** BEGIN DATA PROVIDED **

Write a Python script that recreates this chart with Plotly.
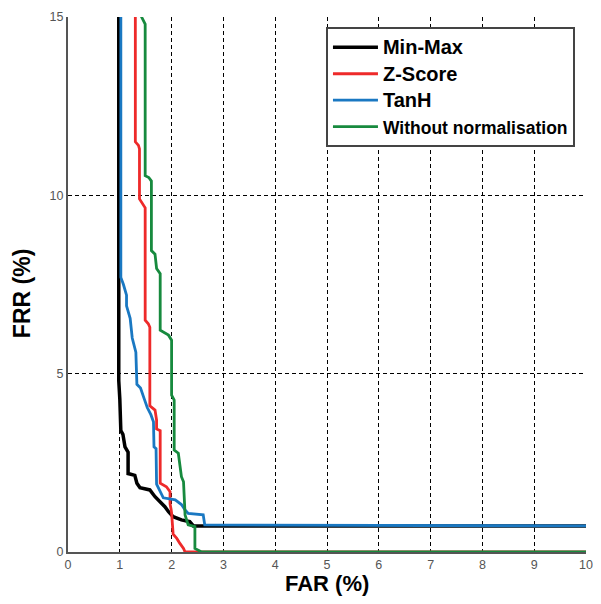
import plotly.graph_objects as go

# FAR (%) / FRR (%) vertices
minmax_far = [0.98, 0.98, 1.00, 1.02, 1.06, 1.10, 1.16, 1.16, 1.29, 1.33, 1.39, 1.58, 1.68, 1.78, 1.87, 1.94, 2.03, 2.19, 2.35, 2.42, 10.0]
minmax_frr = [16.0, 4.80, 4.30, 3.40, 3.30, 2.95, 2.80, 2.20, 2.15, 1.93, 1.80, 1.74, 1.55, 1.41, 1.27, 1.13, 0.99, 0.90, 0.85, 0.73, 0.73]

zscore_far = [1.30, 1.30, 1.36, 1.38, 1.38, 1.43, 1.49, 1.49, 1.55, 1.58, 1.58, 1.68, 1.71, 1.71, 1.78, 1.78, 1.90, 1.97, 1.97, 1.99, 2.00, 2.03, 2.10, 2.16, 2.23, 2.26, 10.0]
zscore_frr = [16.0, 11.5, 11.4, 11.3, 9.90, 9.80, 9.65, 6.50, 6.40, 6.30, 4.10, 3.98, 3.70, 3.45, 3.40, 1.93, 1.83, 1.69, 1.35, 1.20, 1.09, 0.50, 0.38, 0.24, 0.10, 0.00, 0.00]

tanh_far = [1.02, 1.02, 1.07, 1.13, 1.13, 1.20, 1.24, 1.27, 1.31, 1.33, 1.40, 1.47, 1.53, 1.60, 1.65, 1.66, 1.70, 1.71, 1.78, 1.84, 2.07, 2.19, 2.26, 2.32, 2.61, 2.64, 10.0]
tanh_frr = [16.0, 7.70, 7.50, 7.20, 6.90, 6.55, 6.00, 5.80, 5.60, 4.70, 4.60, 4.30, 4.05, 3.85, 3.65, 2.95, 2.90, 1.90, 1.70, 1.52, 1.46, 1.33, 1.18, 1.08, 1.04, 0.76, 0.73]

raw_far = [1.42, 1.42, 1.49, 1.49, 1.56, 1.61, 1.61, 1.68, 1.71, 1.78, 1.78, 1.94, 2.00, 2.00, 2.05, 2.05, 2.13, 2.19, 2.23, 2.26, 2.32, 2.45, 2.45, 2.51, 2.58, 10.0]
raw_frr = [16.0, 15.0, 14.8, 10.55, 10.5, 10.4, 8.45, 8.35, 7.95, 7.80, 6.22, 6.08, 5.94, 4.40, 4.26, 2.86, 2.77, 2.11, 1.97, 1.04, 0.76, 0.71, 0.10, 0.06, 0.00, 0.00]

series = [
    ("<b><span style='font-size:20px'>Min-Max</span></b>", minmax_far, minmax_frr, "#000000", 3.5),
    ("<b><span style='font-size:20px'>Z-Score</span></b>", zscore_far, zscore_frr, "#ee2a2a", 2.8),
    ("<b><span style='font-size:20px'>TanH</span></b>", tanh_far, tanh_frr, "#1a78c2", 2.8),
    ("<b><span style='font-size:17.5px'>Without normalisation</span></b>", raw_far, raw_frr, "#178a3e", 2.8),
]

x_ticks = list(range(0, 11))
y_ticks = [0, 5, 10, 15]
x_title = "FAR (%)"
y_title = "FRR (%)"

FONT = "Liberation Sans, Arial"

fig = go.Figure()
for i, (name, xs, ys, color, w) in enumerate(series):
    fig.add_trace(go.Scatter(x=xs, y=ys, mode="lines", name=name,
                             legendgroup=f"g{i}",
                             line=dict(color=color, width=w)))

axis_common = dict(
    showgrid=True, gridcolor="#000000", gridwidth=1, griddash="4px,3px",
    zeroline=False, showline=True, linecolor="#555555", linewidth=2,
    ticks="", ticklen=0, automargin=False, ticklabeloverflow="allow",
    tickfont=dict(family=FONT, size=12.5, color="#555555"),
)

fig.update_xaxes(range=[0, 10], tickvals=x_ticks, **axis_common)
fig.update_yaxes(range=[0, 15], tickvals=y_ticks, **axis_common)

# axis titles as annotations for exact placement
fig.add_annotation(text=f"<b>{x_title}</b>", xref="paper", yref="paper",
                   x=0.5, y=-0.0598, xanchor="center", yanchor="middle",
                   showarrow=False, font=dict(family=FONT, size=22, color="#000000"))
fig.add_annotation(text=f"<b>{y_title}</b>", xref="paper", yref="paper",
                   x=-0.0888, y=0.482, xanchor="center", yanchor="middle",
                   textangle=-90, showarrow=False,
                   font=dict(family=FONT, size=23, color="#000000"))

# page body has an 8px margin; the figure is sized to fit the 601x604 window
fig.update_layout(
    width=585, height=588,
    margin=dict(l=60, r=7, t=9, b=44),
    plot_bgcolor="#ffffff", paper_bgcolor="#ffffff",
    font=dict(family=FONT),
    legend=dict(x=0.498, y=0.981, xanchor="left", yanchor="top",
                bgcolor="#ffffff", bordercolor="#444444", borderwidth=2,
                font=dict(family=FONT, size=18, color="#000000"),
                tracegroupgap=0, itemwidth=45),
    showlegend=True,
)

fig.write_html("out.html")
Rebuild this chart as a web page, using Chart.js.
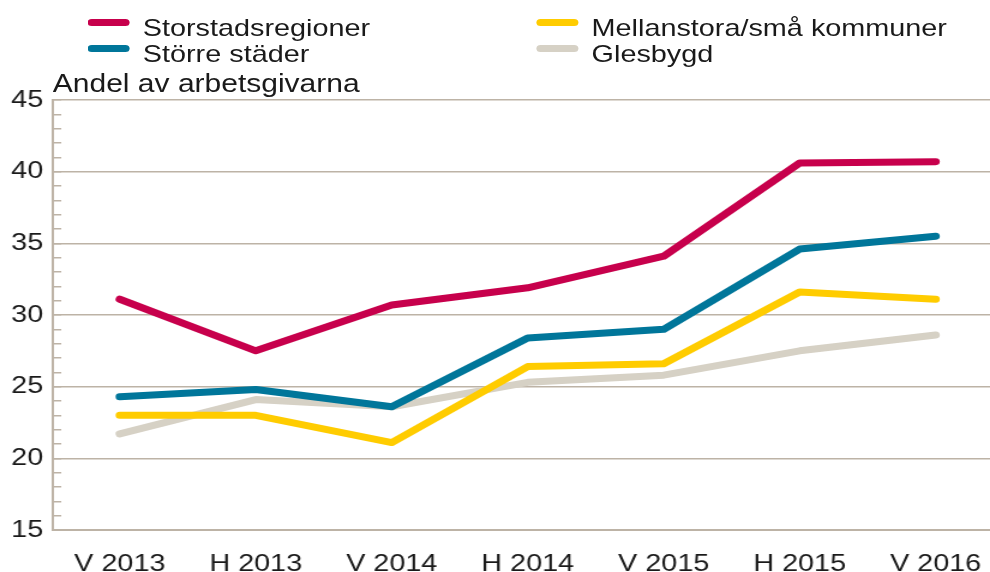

** END DATA PROVIDED **

§ TASK TO CARRY OUT: Return, unchanged, the lines from the first line of the material through the line that holds "0.85, 0.73, 0.73]", inclusive, omitting pictures.

§ RESULT OF THE TASK:
Write a Python script that recreates this chart with Plotly.
import plotly.graph_objects as go

# FAR (%) / FRR (%) vertices
minmax_far = [0.98, 0.98, 1.00, 1.02, 1.06, 1.10, 1.16, 1.16, 1.29, 1.33, 1.39, 1.58, 1.68, 1.78, 1.87, 1.94, 2.03, 2.19, 2.35, 2.42, 10.0]
minmax_frr = [16.0, 4.80, 4.30, 3.40, 3.30, 2.95, 2.80, 2.20, 2.15, 1.93, 1.80, 1.74, 1.55, 1.41, 1.27, 1.13, 0.99, 0.90, 0.85, 0.73, 0.73]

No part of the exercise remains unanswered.